The reason is in the definition of heresy. As you stated

"Heresy is the obstinate post-baptismal denial of some truth which must be believed with divine and catholic faith, or it is likewise an obstinate doubt concerning the same"

If some truth must be believed with divine and catholic faith, then one who refuses to affirm that truth cannot be said to have divine and catholic faith. If that one does not have divine and catholic faith, then he is spiritually dead, since he is ultimately refusing to believe what God has revealed. Only mortal sin causes spiritual death.

This has to be an obstinate denial, because mortal sin is something you can only do "on purpose," so to speak. If you have not been corrected by anyone in your heresy (if you don't know it's heresy), you have a genuine invincible ignorance, so you don't mortally sin. Once someone gives you an explanation and presents the correct doctrine and shows what the Church teaches, if you go on denying the truth after this, you are sinning.

Upvote:3

In Catholicism, why is heresy a mortal sin?

According to the Catholic Church the sin of heresy is a mortal sin because it is destructive to the virtue of Christian faith and it’s revolt against a Divinely constituted authority.

It can at times seem complicated.

Gravity of the sin of heresy

Heresy is a sin because of its nature it is destructive of the virtue of Christian faith. Its malice is to be measured therefore by the excellence of the good gift of which it deprives the soul. Now faith is the most precious possession of man, the root of his supernatural life, the pledge of his eternal salvation. Privation of faith is therefore the greatest evil, and deliberate rejection of faith is the greatest sin. St. Thomas (II-II, Q. x, a. 3) arrives at the same conclusion thus: "All sin is an aversion from God. A sin, therefore, is the greater the more it separates man from God. But infidelity does this more than any other sin, for the infidel (unbeliever) is without the true knowledge of God: his false knowledge does not bring him help, for what he opines is not God: manifestly, then, the sin of unbelief (infidelitas) is the greatest sin in the whole range of perversity." And he adds: "Although the Gentiles err in more things than the Jews, and although the Jews are farther removed from true faith than heretics, yet the unbelief of the Jews is a more grievous sin than that of the Gentiles, because they corrupt the Gospel itself after having adopted and professed the same. . . . It is a more serious sin not to perform what one has promised than not to perform what one has not promised." It cannot be pleaded in attenuation of the guilt of heresy that heretics do not deny the faith which to them appears necessary to salvation, but only such articles as they consider not to belong to the original deposit. In answer it suffices to remark that two of the most evident truths of the depositum fidei are the unity of the Church and the institution of a teaching authority to maintain that unity. That unity exists in the Catholic Church, and is preserved by the function of her teaching body: these are two facts which anyone can verify for himself. In the constitution of the Church there is no room for private judgment sorting essentials from non-essentials: any such selection disturbs the unity, and challenges the Divine authority, of the Church; it strikes at the very source of faith. The guilt of heresy is measured not so much by its subject-matter as by its formal principle, which is the same in all heresies: revolt against a Divinely constituted authority.

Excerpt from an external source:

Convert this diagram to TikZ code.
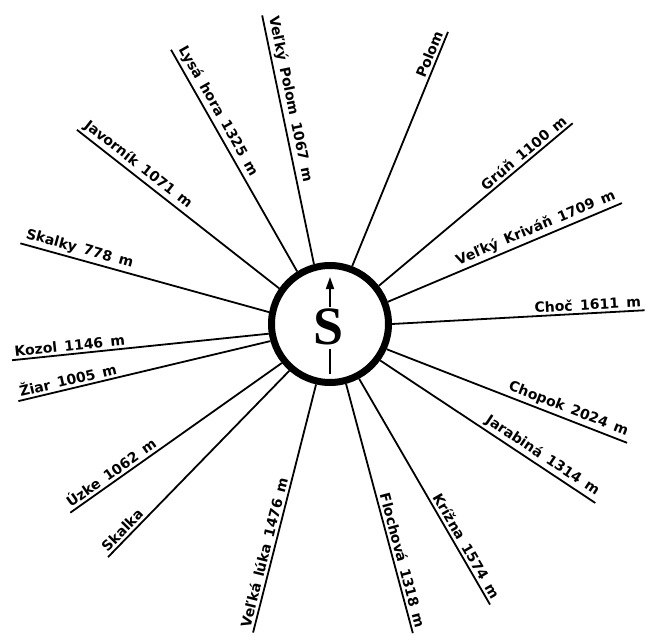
\documentclass[tikz,border=0pt]{standalone}
\usepackage{fontspec}
\usetikzlibrary{arrows.meta,calc}
\newfontfamily\peakfont[WordSpace=1.5]{DejaVu Sans}
\newfontfamily\hubfont{Liberation Serif}
\tikzset{
  hub/.style={circle, draw, line width=7pt, minimum size=117pt, inner sep=0pt},
  ray/.style={line width=1.8pt},
  plab/.style={font=\peakfont\bfseries\fontsize{14}{16}\selectfont, inner sep=2.5pt},
  nar/.style={-{Triangle[length=12pt,width=8pt]}, line width=1.8pt},
}

\begin{document}
\begin{tikzpicture}[x=1pt,y=1pt]
  \useasboundingbox (-330,-311) rectangle (315,324);
  \node[hub] (c) at (0,0) {};
  \node[font=\hubfont\bfseries\fontsize{54}{54}\selectfont] (s) at (-1,-3) {S};
  \draw[nar] (0,17) -- (0,47);
  \draw[line width=1.8pt] (0,-25) -- (0,-50);
  % peaks west of the meridian: text runs inward
  \foreach \a/\b/\r/\txt [count=\i] in {
      105/102.4/316/Veľký Polom 1067 m,
      122/120.1/317/Lysá hora 1325 m,
      145/142.5/319/Javorník 1071 m,
      169/165.4/320/Skalky 778 m,
      189/186.5/320/Kozol 1146 m,
      196/193.9/321/Žiar 1005 m,
      219/216/321/Úzke 1062 m,
      229/226.4/322/Skalka,
      257/256/318/Veľká lúka 1476 m}{
    \coordinate (w\i) at (\b:\r);
    \draw[ray] (w\i) -- (c.\a)
      node[plab, pos=0, sloped, anchor=south west] (wl\i) {\txt};
  }
  % peaks east of the meridian: text runs outward
  \foreach \a/\b/\r/\txt [count=\i] in {
      285/285/320/Flochová 1318 m,
      298/299.7/323/Krížna 1574 m,
      324/326/320/Jarabiná 1314 m,
      336/338.2/320/Chopok 2024 m,
      0/2.5/315/Choč 1611 m,
      21/22.5/316/Veľký Kriváň 1709 m,
      38/39.6/315/Grúň 1100 m,
      69/68/315/Polom}{
    \coordinate (e\i) at (\b:\r);
    \draw[ray] (c.\a) -- (e\i)
      node[plab, pos=1, sloped, anchor=south east] (el\i) {\txt};
  }
\end{tikzpicture}
\end{document}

Catholic Culture explains it in it’s article on (Heresy, Schism and Apostasy) in a way that may more easily be understood.

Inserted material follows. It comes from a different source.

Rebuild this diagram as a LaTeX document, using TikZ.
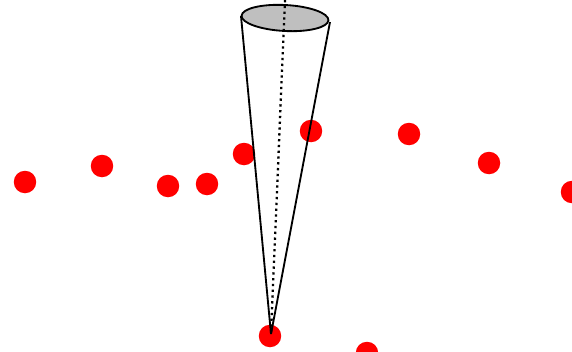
\documentclass[tikz,border=0pt]{standalone}
\usepackage{tikz}
\usetikzlibrary{shapes.geometric}
\tikzset{
  reddot/.style={circle,fill=red,draw=none,minimum size=0.45cm,inner sep=0pt},
  conetop/.style={ellipse,draw=black,fill=black!25,line width=1.05pt,minimum width=1.74cm,minimum height=0.52cm,inner sep=0pt,rotate=-3},
  coneline/.style={draw=black,line width=1.05pt}
}
\begin{document}
\begin{tikzpicture}[x=0.02cm,y=-0.02cm]
\useasboundingbox (0,0) rectangle (572,352);
\clip (0,0) rectangle (572,352);
\node[reddot] (d0) at (25,182) {};
\node[reddot] (d1) at (102,166) {};
\node[reddot] (d2) at (168,186) {};
\node[reddot] (d3) at (207,184) {};
\node[reddot] (d4) at (244,154) {};
\node[reddot] (d5) at (311,131) {};
\node[reddot] (d6) at (409,134) {};
\node[reddot] (d7) at (489,163) {};
\node[reddot] (d8) at (572,192) {};
\node[reddot] (d9) at (270,336) {};
\node[reddot] (d10) at (367,353) {};
\node[conetop] (top) at (285,18) {};
\coordinate (apex) at (271,334);
\coordinate (left) at (241,16);
\coordinate (right) at (330,22);
\coordinate (axis) at (285,0);
\draw[coneline] (left)--(apex);
\draw[coneline] (right)--(apex);
\draw[line width=1.3pt,dotted] (axis)--(apex);
\end{tikzpicture}
\end{document}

The Catechism of the Catholic Church defines these three sins against the faith in this way:

2089 Incredulity is the neglect of revealed truth or the willful refusal to assent to it. "Heresy is the obstinate post-baptismal denial of some truth which must be believed with divine and catholic faith, or it is likewise an obstinate doubt concerning the same; apostasy is the total repudiation of the Christian faith; schism is the refusal of submission to the Roman Pontiff or of communion with the members of the Church subject to him." [Code of Canon Law c.751]

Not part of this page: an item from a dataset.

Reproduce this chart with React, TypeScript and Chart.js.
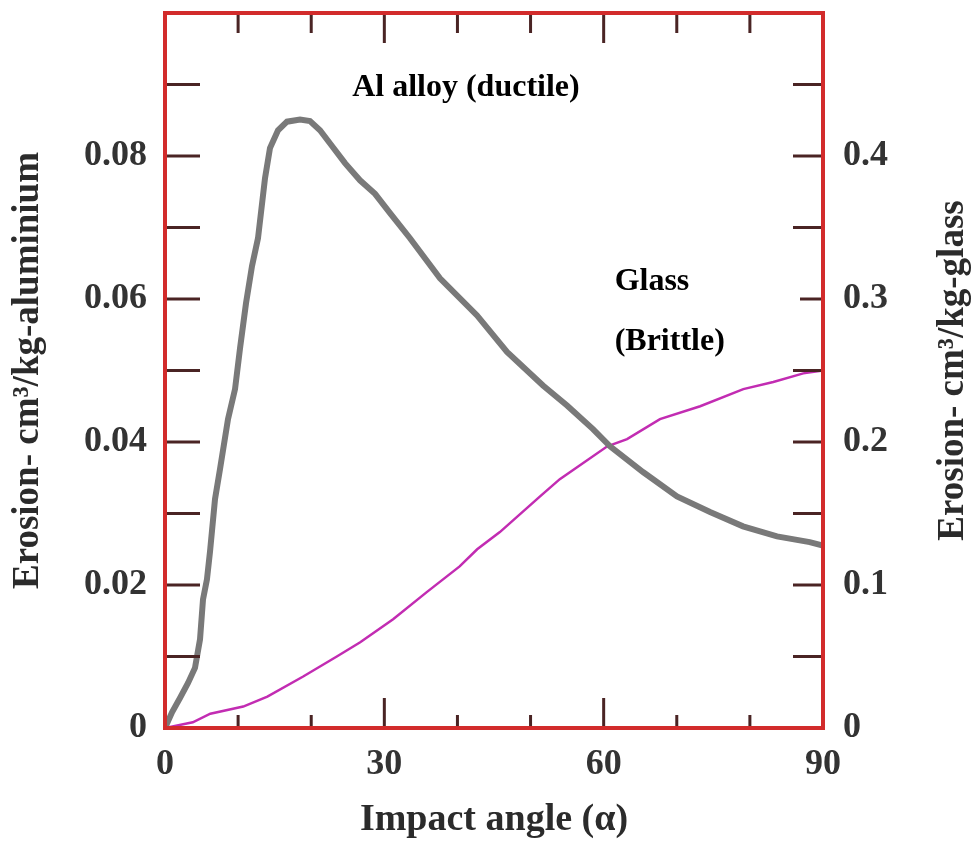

The Church's moral theology has always distinguished between objective or material sin and formal sin. The person who holds something contrary to the Catholic faith is materially a heretic. They possess the matter of heresy, theological error. Thus, prior to the Second Vatican Council it was quite common to speak of non-Catholic Christians as heretics, since many of their doctrines are objectively contrary to Catholic teaching. This theological distinction remains true, though in keeping with the pastoral charity of the Council, today we use the term heretic only to describe those who willingly embrace what they know to be contrary to revealed truth. Such persons are formally (in their conscience before God) guilty of heresy. Thus, the person who is objectively in heresy is not formally guilty of heresy if 1) their ignorance of the truth is due to their upbringing in a particular religious tradition (to which they may even be scrupulously faithful), and 2) they are not morally responsible for their ignorance of the truth. This is the principle of invincible ignorance, which Catholic theology has always recognized as excusing before God.

The same is true of apostasy. The person who leaves not just the Catholic Church but who abandons Christ Himself is materially an apostate. He is formally an apostate through willful, and therefore culpable, repudiation of the Christian faith.

Finally, the person who refuses submission to the Roman Pontiff, whom Vatican I defined as having a universal primacy of authority over the whole Church, is at least a material schismatic. It was thus common in the past to speak of the schismatic Orthodox Churches who broke with Rome in 1054. As with heresy, we no longer assume the moral culpability of those who belong to Churches in schism from Rome, and thus no long refer to them as schismatics.